My latest project was to learn to roast chickens. We have a dear friend who brings us roast chickens whenever we have a baby (which translates to six roast chickens so far). Sometimes Paul says we have to have a fourth so we can get more chickens.

I decided I didn't want to end up with 14 children because of the chicken craving, so I've been reading about it and trying to understand all the ins and outs of actually creating something yummy from just a whole bird - well, someone kindly lopped off the head and the feet for me.

I'm not now, nor do i think I ever will be, ready for lopping off feet.

And I've done it! For those out there who don't eat meat, this might just change your mind. The lemony, juicy goodness is hard to beat, but more than that, i feel like such a non-waster because then i can make broth from the remains. So eco-friendly I am with my industrially produced chickens.

My favorite food writer, Nigella Lawson (yes, if you've not read her and love a well put together sentence and/or love food, you need to buy all of her stuff. I'm steadily collecting and have been known to get in bed with one like a damn novel), says she pretty much roasts chickens every week, if not more often than that. I thought that was insane because of two reasons.

1 - i thought it must be a giant pain the tail to roast a chicken

2 - chicken isn't that good.....

But, alas, I should have believed dear Ms Lawson long before. She was right. I'm having a hard time waiting a week between roastings. It's just so easy and so so yummy.

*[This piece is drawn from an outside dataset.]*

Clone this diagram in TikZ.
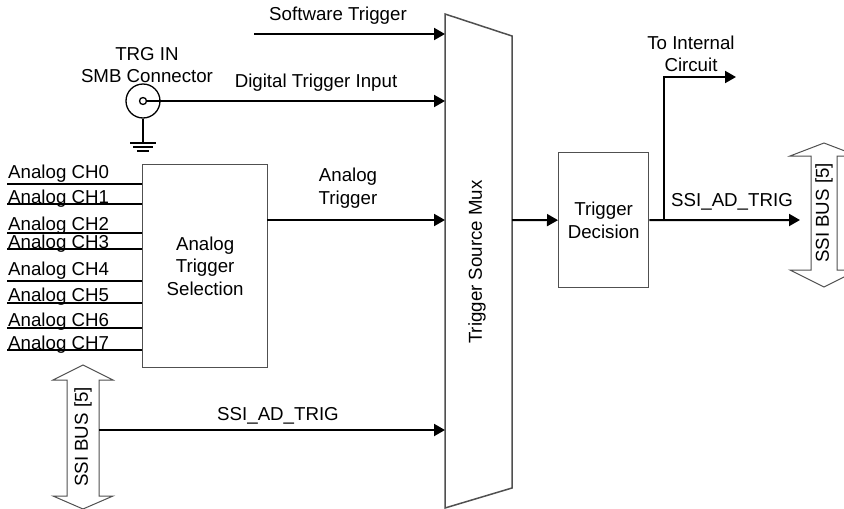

So, rather than explain the process, I'm going to challenge all of you out there to go and read about roasting chickens. Tomorrow, or the next day, I'll hopefully do a very in depth post all about all the (six) detailed steps.

love from busy land!

2 comments:

  1. Here's my schedule for roast chickens.
    Day 1. buy chicken on a good sale, aim for $0.59 or thereabouts. If chicken can't be found fresh at the grocery, I always have a bird or two in the freezer. Commence defrosting.
    Day 2. rinse the bird, pull the innards out. Remove the wishbone using a combination of fingers and knife, then use kitchen shears to cut down the back bone. Spread the chicken out and season with a homemade rub; sprinkle with olive oil. Prepare veggies:garlic, carrots, onions, white potatoes and sweet potatoes. Pop in the oven for 2 hours (give or take) at 325 or 350. I never can remember. Dinner is all in one dish (I often throw in some cabbage wedges in the last hour of roasting so that we'll have a green veggie.)
    Day 2: take one chicken breast that's leftover and turn into chicken salad (add dried fruit, pecans or walnuts, chopped green onion and colored peppers, a dab of mayo and some dijon mustard.)
    also on Day 2: make stock with bones after removing remainder of the chicken from the bones.
    Day 3: use stock and remaining chicken to make the most wonderful pot pie. If I'm not in the mood to make crust (from scratch), I'll often make chicken soup instead.


    With each chicken, I'll get two or three hearty meals and I rarely spend over $3 per chicken.

    We should compare our rub/seasoning recipes.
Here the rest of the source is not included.